Narasumber berikutnya, Nabila Maysita, difabel netra, akademisi, sekaligus Tim Ahli Pemkot Makassar, mengajak peserta merayakan kemampuan dan martabat difabel di ruang publik. Ia berbagi kisah perjuangannya sejak duduk di bangku SMP hingga mampu bangkit dan berdaya.
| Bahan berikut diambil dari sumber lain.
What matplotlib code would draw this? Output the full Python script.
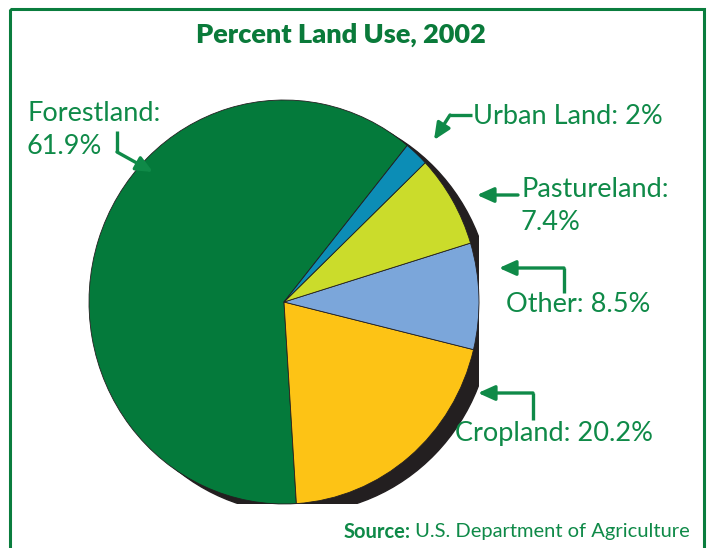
import matplotlib.pyplot as plt
from matplotlib.patches import Ellipse, Rectangle

# data
labels = ['Forestland', 'Cropland', 'Other', 'Pastureland', 'Urban Land']
shares = [61.9, 20.2, 8.5, 7.4, 2.0]
slice_colors = ['#047a3b', '#fdc315', '#7ba6da', '#cbdc2b', '#0c8db6']
label_texts = ['Forestland:\n61.9%', 'Cropland: 20.2%', 'Other: 8.5%',
               'Pastureland:\n7.4%', 'Urban Land: 2%']
title = 'Percent Land Use, 2002'
source = ['Source:', ' U.S. Department of Agriculture']

W, H = 707, 548
green = '#0f8a48'
dark = '#231f20'
font = 'Lato'

fig = plt.figure(figsize=(W / 100, H / 100), dpi=100)

# pie axes: slightly taller than wide, like the printed chart
cx, cy, rx, ry = 284, 302, 195, 202
ax = fig.add_axes([(cx - rx) / W, 1 - (cy + ry) / H, 2 * rx / W, 2 * ry / H])
ax.add_patch(Ellipse((0.068, -0.045), 2, 2, color=dark, zorder=0))
ax.pie(shares, colors=slice_colors, startangle=50.8, counterclock=True,
       radius=1, wedgeprops=dict(edgecolor=dark, linewidth=0.6))
ax.set_aspect('auto')
ax.set_xlim(-1, 1)
ax.set_ylim(-1, 1)
ax.axis('off')

# overlay in pixel coords for frame, text and arrows
ov = fig.add_axes([0, 0, 1, 1])
ov.set_xlim(0, W)
ov.set_ylim(H, 0)
ov.axis('off')
ov.patch.set_visible(False)

ov.add_patch(Rectangle((10, 9), 694, 600, fill=False, edgecolor='#0a7d3e',
                       lw=2.2, clip_on=False))

ov.text(341, 35, title, ha='center', va='center', fontsize=19.5,
        fontweight='heavy', color='#0a7a3a', family=font)


def arrow(path, tip):
    xs = [p[0] for p in path]
    ys = [p[1] for p in path]
    ov.plot(xs, ys, color=green, lw=2.4, solid_capstyle='butt',
            solid_joinstyle='miter')
    ov.annotate('', xy=tip, xytext=path[-1],
                arrowprops=dict(arrowstyle='-|>,head_length=1.0,head_width=0.45',
                                color=green, lw=2.4, shrinkA=0, shrinkB=0))


# label positions (left x, center y) and arrow paths
label_pos = [(27, 130), (455, 433), (506, 305), (521, 206), (473, 117)]
arrow_paths = [
    ([(117, 131), (117, 152)], (153, 172)),
    ([(533, 420), (533, 393)], (478, 393)),
    ([(564, 293), (564, 268)], (499, 268)),
    ([(518, 195)], (477, 195)),
    ([(472, 115), (450, 115)], (434, 140)),
]

for txt, (x, y) in zip(label_texts, label_pos):
    ov.text(x, y, txt, ha='left', va='center', fontsize=19.5, color=green,
            family=font, fontweight='normal', linespacing=1.42)

for path, tip in arrow_paths:
    arrow(path, tip)

t_rest = ov.text(690, 532, source[1], ha='right', va='center', fontsize=14.5,
                 color=green, family=font)
ov.annotate(source[0], xy=(0, 0.5), xycoords=t_rest, ha='right', va='center',
            fontsize=14.5, color=green, family=font, fontweight='bold')

fig.savefig('out.png', dpi=100)
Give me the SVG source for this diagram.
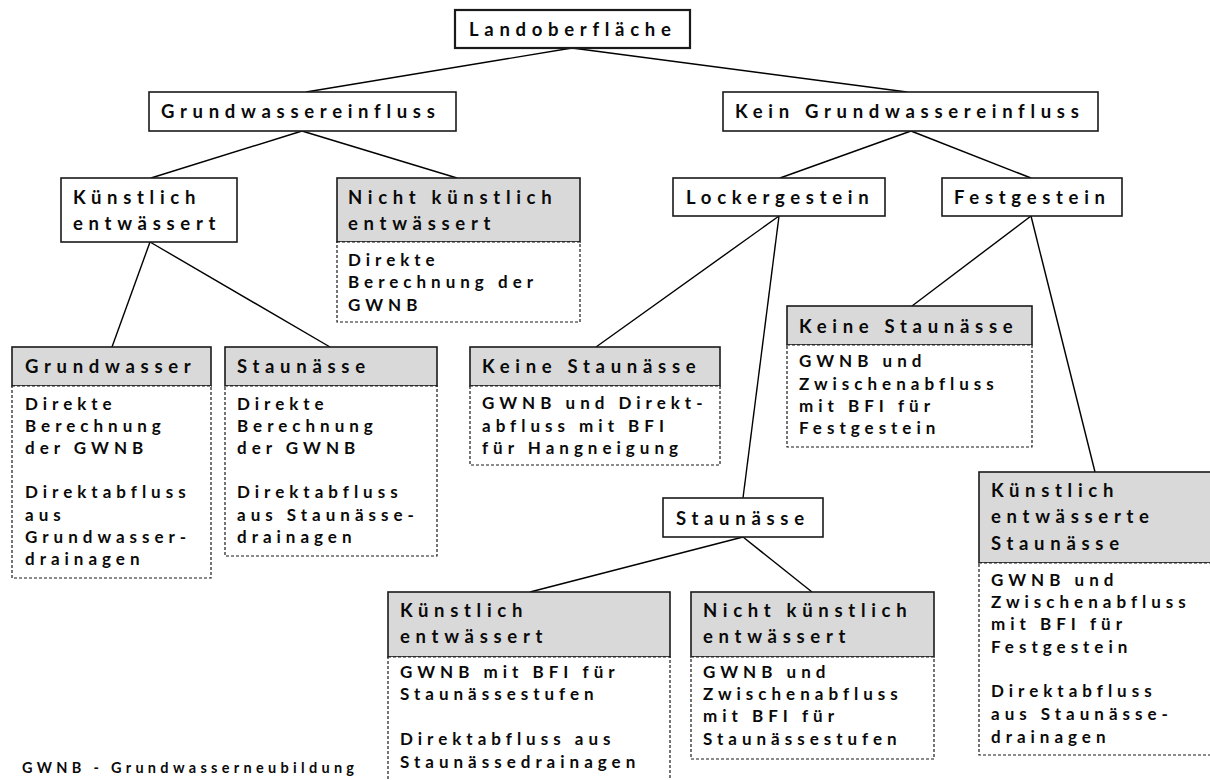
<svg xmlns="http://www.w3.org/2000/svg" width="1210" height="780" viewBox="0 0 1210 780">
<style>
.bg{fill:#fff}
.box{fill:#fff;stroke:#1a1a1a;stroke-width:1.6}
.hd{fill:#d9d9d9;stroke:#1a1a1a;stroke-width:1.6}
.bd{fill:#fff;stroke:#1a1a1a;stroke-width:1.2;stroke-dasharray:3 2}
.ln{stroke:#000;stroke-width:1.4;fill:none}
text{fill:#0a0a0a;font-family:Lato,"Liberation Sans",sans-serif;font-weight:bold}
.h{font-size:18.5px;letter-spacing:5.7px}
.b{font-size:17px;letter-spacing:5px}
.f{font-size:14.5px;letter-spacing:4.3px}
</style>
<rect class="bg" x="0" y="0" width="1210" height="780"/>
<g id="connectors">
<line class="ln" x1="572" y1="48" x2="306" y2="92"/>
<line class="ln" x1="572" y1="48" x2="907" y2="92"/>
<line class="ln" x1="302" y1="131" x2="151" y2="178"/>
<line class="ln" x1="302" y1="131" x2="457" y2="178"/>
<line class="ln" x1="911" y1="131" x2="780" y2="178"/>
<line class="ln" x1="911" y1="131" x2="1031" y2="178"/>
<line class="ln" x1="150" y1="242" x2="112" y2="347"/>
<line class="ln" x1="150" y1="242" x2="330" y2="347"/>
<line class="ln" x1="779" y1="216" x2="596" y2="347"/>
<line class="ln" x1="779" y1="216" x2="743" y2="498"/>
<line class="ln" x1="1031" y1="216" x2="912" y2="306"/>
<line class="ln" x1="1031" y1="216" x2="1095" y2="472"/>
<line class="ln" x1="743" y1="537" x2="530" y2="592"/>
<line class="ln" x1="743" y1="537" x2="812" y2="592"/>
</g>
<g id="n-landoberflaeche">
<rect class="box" x="455" y="10" width="235" height="38" style="stroke-width:2.2"/>
<text class="h" x="469" y="36">Landoberfläche</text>
</g>
<g id="n-grundwassereinfluss">
<rect class="box" x="149" y="92" width="307" height="39"/>
<text class="h" x="161" y="118">Grundwassereinfluss</text>
</g>
<g id="n-kein-grundwassereinfluss">
<rect class="box" x="723" y="92" width="375" height="39"/>
<text class="h" x="735" y="118">Kein Grundwassereinfluss</text>
</g>
<g id="n-kuenstlich-oben">
<rect class="box" x="61" y="178" width="176" height="64"/>
<text class="h" x="73" y="204">Künstlich</text>
<text class="h" x="73" y="230">entwässert</text>
</g>
<g id="n-nicht-kuenstlich-oben">
<rect class="hd" x="337" y="178" width="243" height="64"/>
<rect class="bd" x="337" y="242" width="243" height="80"/>
<text class="h" x="348" y="204">Nicht künstlich</text>
<text class="h" x="348" y="230">entwässert</text>
<text class="b" x="348" y="266">Direkte</text>
<text class="b" x="348" y="288">Berechnung der</text>
<text class="b" x="348" y="311">GWNB</text>
</g>
<g id="n-lockergestein">
<rect class="box" x="673" y="178" width="212" height="38"/>
<text class="h" x="686" y="204">Lockergestein</text>
</g>
<g id="n-festgestein">
<rect class="box" x="942" y="178" width="180" height="38"/>
<text class="h" x="954" y="204">Festgestein</text>
</g>
<g id="n-grundwasser">
<rect class="hd" x="12" y="347" width="199" height="39"/>
<rect class="bd" x="12" y="386" width="199" height="192"/>
<text class="h" x="25" y="373">Grundwasser</text>
<text class="b" x="25" y="410">Direkte</text>
<text class="b" x="25" y="432">Berechnung</text>
<text class="b" x="25" y="454">der GWNB</text>
<text class="b" x="25" y="498">Direktabfluss</text>
<text class="b" x="25" y="521">aus</text>
<text class="b" x="25" y="543">Grundwasser-</text>
<text class="b" x="25" y="565">drainagen</text>
</g>
<g id="n-staunaesse-links">
<rect class="hd" x="225" y="347" width="212" height="39"/>
<rect class="bd" x="225" y="386" width="212" height="170"/>
<text class="h" x="237" y="373">Staunässe</text>
<text class="b" x="237" y="410">Direkte</text>
<text class="b" x="237" y="432">Berechnung</text>
<text class="b" x="237" y="454">der GWNB</text>
<text class="b" x="237" y="498">Direktabfluss</text>
<text class="b" x="237" y="521">aus Staunässe-</text>
<text class="b" x="237" y="543">drainagen</text>
</g>
<g id="n-keine-staunaesse-locker">
<rect class="hd" x="470" y="347" width="250" height="39"/>
<rect class="bd" x="470" y="386" width="250" height="79"/>
<text class="h" x="482" y="373">Keine Staunässe</text>
<text class="b" x="482" y="409">GWNB und Direkt-</text>
<text class="b" x="482" y="432">abfluss mit BFI</text>
<text class="b" x="482" y="454">für Hangneigung</text>
</g>
<g id="n-keine-staunaesse-fest">
<rect class="hd" x="787" y="306" width="245" height="39"/>
<rect class="bd" x="787" y="345" width="245" height="102"/>
<text class="h" x="799" y="333">Keine Staunässe</text>
<text class="b" x="799" y="367">GWNB und</text>
<text class="b" x="799" y="390">Zwischenabfluss</text>
<text class="b" x="799" y="412">mit BFI für</text>
<text class="b" x="799" y="434">Festgestein</text>
</g>
<g id="n-staunaesse-mitte">
<rect class="box" x="663" y="498" width="160" height="39"/>
<text class="h" x="676" y="525">Staunässe</text>
</g>
<g id="n-kuenstlich-entw-staunaesse">
<rect class="hd" x="979" y="472" width="240" height="91"/>
<rect class="bd" x="979" y="563" width="240" height="192"/>
<text class="h" x="991" y="497">Künstlich</text>
<text class="h" x="991" y="523">entwässerte</text>
<text class="h" x="991" y="550">Staunässe</text>
<text class="b" x="991" y="586">GWNB und</text>
<text class="b" x="991" y="608">Zwischenabfluss</text>
<text class="b" x="991" y="630">mit BFI für</text>
<text class="b" x="991" y="653">Festgestein</text>
<text class="b" x="991" y="697">Direktabfluss</text>
<text class="b" x="991" y="720">aus Staunässe-</text>
<text class="b" x="991" y="743">drainagen</text>
</g>
<g id="n-kuenstlich-unten">
<rect class="hd" x="388" y="592" width="282" height="65"/>
<rect class="bd" x="388" y="657" width="282" height="124"/>
<text class="h" x="400" y="617">Künstlich</text>
<text class="h" x="400" y="643">entwässert</text>
<text class="b" x="400" y="678">GWNB mit BFI für</text>
<text class="b" x="400" y="700">Staunässestufen</text>
<text class="b" x="400" y="745">Direktabfluss aus</text>
<text class="b" x="400" y="768">Staunässedrainagen</text>
</g>
<g id="n-nicht-kuenstlich-unten">
<rect class="hd" x="691" y="592" width="243" height="65"/>
<rect class="bd" x="691" y="657" width="243" height="102"/>
<text class="h" x="703" y="617">Nicht künstlich</text>
<text class="h" x="703" y="643">entwässert</text>
<text class="b" x="703" y="678">GWNB und</text>
<text class="b" x="703" y="700">Zwischenabfluss</text>
<text class="b" x="703" y="722">mit BFI für</text>
<text class="b" x="703" y="745">Staunässestufen</text>
</g>
<g id="legend">
<text class="f" x="22" y="773">GWNB - Grundwasserneubildung</text>
</g>
</svg>
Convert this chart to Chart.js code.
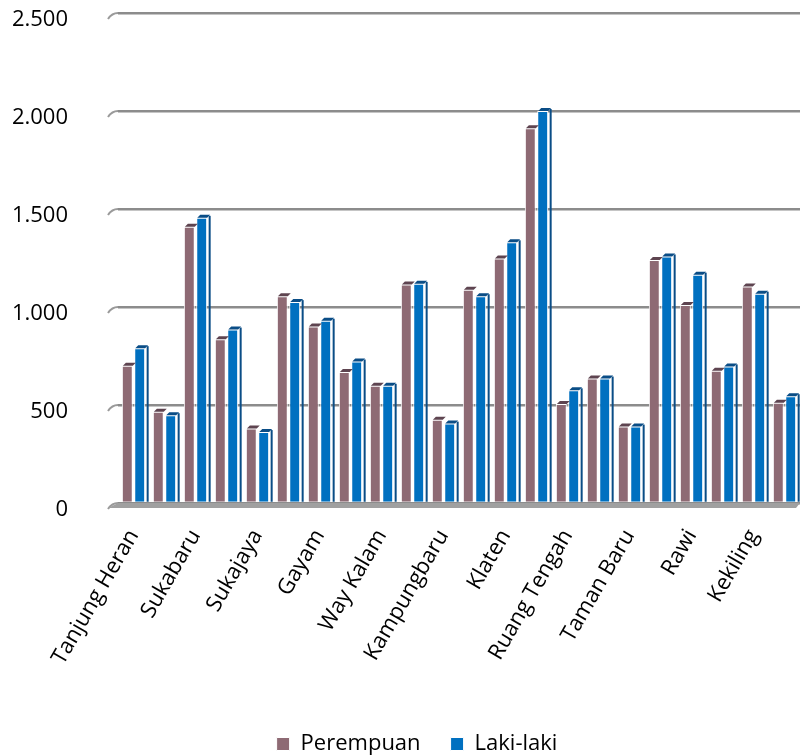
<!DOCTYPE html>
<html>
<head>
<meta charset="utf-8">
<script src="https://cdn.jsdelivr.net/npm/chart.js@4.4.1/dist/chart.umd.min.js"></script>
<style>
  html, body { margin: 0; padding: 0; background: #fff; }
  #wrap { width: 805px; height: 756px; }
</style>
</head>
<body>
<div id="wrap"><canvas id="grafik" width="805" height="756"></canvas></div>
<script>
// Nama desa (hanya label genap yang tampil, seperti pada gambar)
var desa = [
  "Tanjung Heran", "Banjarmasin", "Sukabaru", "Pisang", "Sukajaya", "Tetaan",
  "Gayam", "Padan", "Way Kalam", "Gandri", "Kampungbaru", "Kuripan",
  "Klaten", "Belambangan", "Ruang Tengah", "Pasuruan", "Taman Baru", "Penengahan",
  "Rawi", "Sukaraja", "Kekiling", "Ruguk"
];

// Jumlah penduduk per jenis kelamin
var perempuan = [700, 465, 1410, 835, 380, 1055, 900, 668, 598, 1115, 425,
                 1088, 1248, 1912, 505, 635, 390, 1240, 1010, 675, 1105, 512];
var lakiLaki = [790, 448, 1455, 885, 362, 1025, 930, 722, 598, 1118, 405,
                1055, 1330, 2000, 575, 635, 390, 1258, 1165, 697, 1068, 545];

var yTicks = [0, 500, 1000, 1500, 2000, 2500];

var warnaP = "#8e6a74";
var warnaL = "#0070c0";

function formatAngka(v) {
  return String(v).replace(/\B(?=(\d{3})+(?!\d))/g, ".");
}

// Efek 3D sederhana: sisi kanan dan tutup atas batang, garis miring di kiri grid
var efek3D = {
  id: "efek3D",
  afterLayout: function(chart) {
    // legenda sedikit ke kanan seperti gambar asli
    chart.legend.left += 17;
    chart.legend.right += 17;
  },
  beforeDatasetsDraw: function(chart) {
    var c = chart.ctx;
    var y = chart.scales.y;
    var area = chart.chartArea;
    c.save();
    c.strokeStyle = "#9a9a9a";
    c.lineWidth = 2;
    yTicks.forEach(function(t) {
      var py = y.getPixelForValue(t);
      c.beginPath();
      c.moveTo(area.left - 10, py + 6);
      c.quadraticCurveTo(area.left - 6, py, area.left, py);
      c.stroke();
    });
    // lantai
    var py0 = y.getPixelForValue(0);
    c.fillStyle = "#a0a0a0";
    c.beginPath();
    c.moveTo(area.left - 10, py0 + 5);
    c.lineTo(area.right - 4, py0 + 5);
    c.lineTo(area.right, py0);
    c.lineTo(area.left, py0);
    c.closePath();
    c.fill();
    c.restore();
  },
  afterDatasetsDraw: function(chart) {
    var c = chart.ctx;
    c.save();
    chart.data.datasets.forEach(function(ds, i) {
      var meta = chart.getDatasetMeta(i);
      var gelap = i === 0 ? "#5e4450" : "#0a4d86";
      meta.data.forEach(function(bar) {
        var kanan = bar.x + bar.width / 2;
        var kiri = bar.x - bar.width / 2;
        // tutup atas
        c.fillStyle = gelap;
        c.beginPath();
        c.moveTo(kiri + 1, bar.y);
        c.lineTo(kiri + 4, bar.y - 3);
        c.lineTo(kanan + 3, bar.y - 3);
        c.lineTo(kanan, bar.y);
        c.closePath();
        c.fill();
        // sisi kanan
        if (i === 1) {
          c.fillRect(kanan + 1.5, bar.y - 2, 2, bar.base - bar.y + 2);
        }
      });
    });
    c.restore();
  }
};

var chart = new Chart(document.getElementById("grafik").getContext("2d"), {
  type: "bar",
  data: {
    labels: desa,
    datasets: [
      {
        label: "Perempuan",
        data: perempuan,
        backgroundColor: warnaP,
        borderColor: "#ffffff",
        borderWidth: 1,
        categoryPercentage: 0.8,
        barPercentage: 0.88
      },
      {
        label: "Laki-laki",
        data: lakiLaki,
        backgroundColor: warnaL,
        borderColor: "#ffffff",
        borderWidth: 1,
        categoryPercentage: 0.8,
        barPercentage: 0.88
      }
    ]
  },
  options: {
    responsive: false,
    animation: false,
    layout: { padding: { top: 13, right: 5, left: 0, bottom: -9 } },
    plugins: {
      tooltip: { enabled: false },
      legend: {
        position: "bottom",
        labels: {
          boxWidth: 13,
          boxHeight: 13,
          padding: 30,
          color: "#000",
          font: { family: "'Open Sans'", size: 22 }
        }
      }
    },
    scales: {
      x: {
        grid: { display: false },
        border: { display: false },
        ticks: {
          autoSkip: false,
          minRotation: 60,
          maxRotation: 60,
          padding: 14,
          color: "#000",
          font: { family: "'Open Sans'", size: 22 },
          callback: function(v, i) {
            return i % 2 === 0 ? desa[i] : "";
          }
        },
        afterFit: function(s) {
          s.height = 200;
          s.paddingLeft = 0;
          s.paddingRight = 0;
        }
      },
      y: {
        min: 0,
        max: 2500,
        afterBuildTicks: function(s) {
          s.ticks = yTicks.map(function(v) { return { value: v }; });
        },
        grid: { color: "#8c8c8c", lineWidth: 2.5, drawTicks: false },
        border: { display: false },
        ticks: {
          padding: 50,
          labelOffset: 7,
          color: "#000",
          font: { family: "'Open Sans'", size: 22 },
          callback: function(v) { return formatAngka(v); }
        },
        afterFit: function(s) {
          s.width = 118;
          s.paddingTop = 0;
          s.paddingBottom = 0;
        }
      }
    }
  },
  plugins: [efek3D]
});
</script>
</body>
</html>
“Tidak ada yang akan membantu selain diri sendiri yang ingin berdaya. Dunia tidak akan berubah jika sebagai difabel hanya diam dan mengutuki nasib. Kita harus bangkit,” tegasnya.

 

Talkshow yang dipandu Pastor Rusdyn ini juga menghadirkan Magfirah, seorang difabel tuli, yang berbagi pengalaman advokasinya tentang pentingnya pelibatan orangtua dalam mendampingi anak Tuli.

 

Demi memastikan aksesibilitas, panitia menghadirkan dua Juru Bahasa Isyarat yang mendampingi jalannya Misa dan diskusi.

 

Sebagai bagian dari edukasi publik tentang ragam disabilitas, panitia mengundang berbagai Organisasi Penyandang Disabilitas di Kota Makassar serta mengajak masyarakat umum mengikuti kegiatan desensitisasi.

 

Melalui aktivitas ini, peserta diajak merasakan langsung tantangan yang dihadapi difabel, mulai dari bermain catur netra, membaca huruf braille, belajar bahasa isyarat, berjalan dengan mata tertutup di guiding block, hingga mencoba kursi roda di jalanan yang tidak ramah akses.

 

Suasana perayaan semakin semarak dengan penampilan seni dari anak-anak disabilitas SLB Rajawali yang membawakan tarian dan nyanyian.

 

Momen haru tercipta saat penyerahan lukisan Mgr Fransiskus Nipa oleh Neyda Angela, serta penampilan tarian daerah dari anak-anak Komunitas Orangtua dengan Anak Down Syndrome.

 

Dalam sambutannya, Mgr Fransiskus Nipa berharap semakin banyak keluarga yang terbuka mengajak anak dengan disabilitas untuk terlibat aktif dalam kehidupan beriman.

“Umat diharapkan semakin membuka diri dan menghilangkan stigma terhadap disabilitas, sehingga kita semua bisa saling menghormati, memahami, dan saling menguatkan,” pesannya. Ia menekankan bahwa inklusi adalah proses penting untuk saling belajar, mendengar, mendukung, serta memastikan setiap pribadi setara dan bermartabat.

 

Kehadiran Gereja, komunitas penyandang disabilitas, serta umat lintas iman dalam perayaan ini diharapkan terus membuka ruang dialog, pengharapan, dan kasih yang lebih luas bagi saudara-saudari difabel di tengah masyarakat.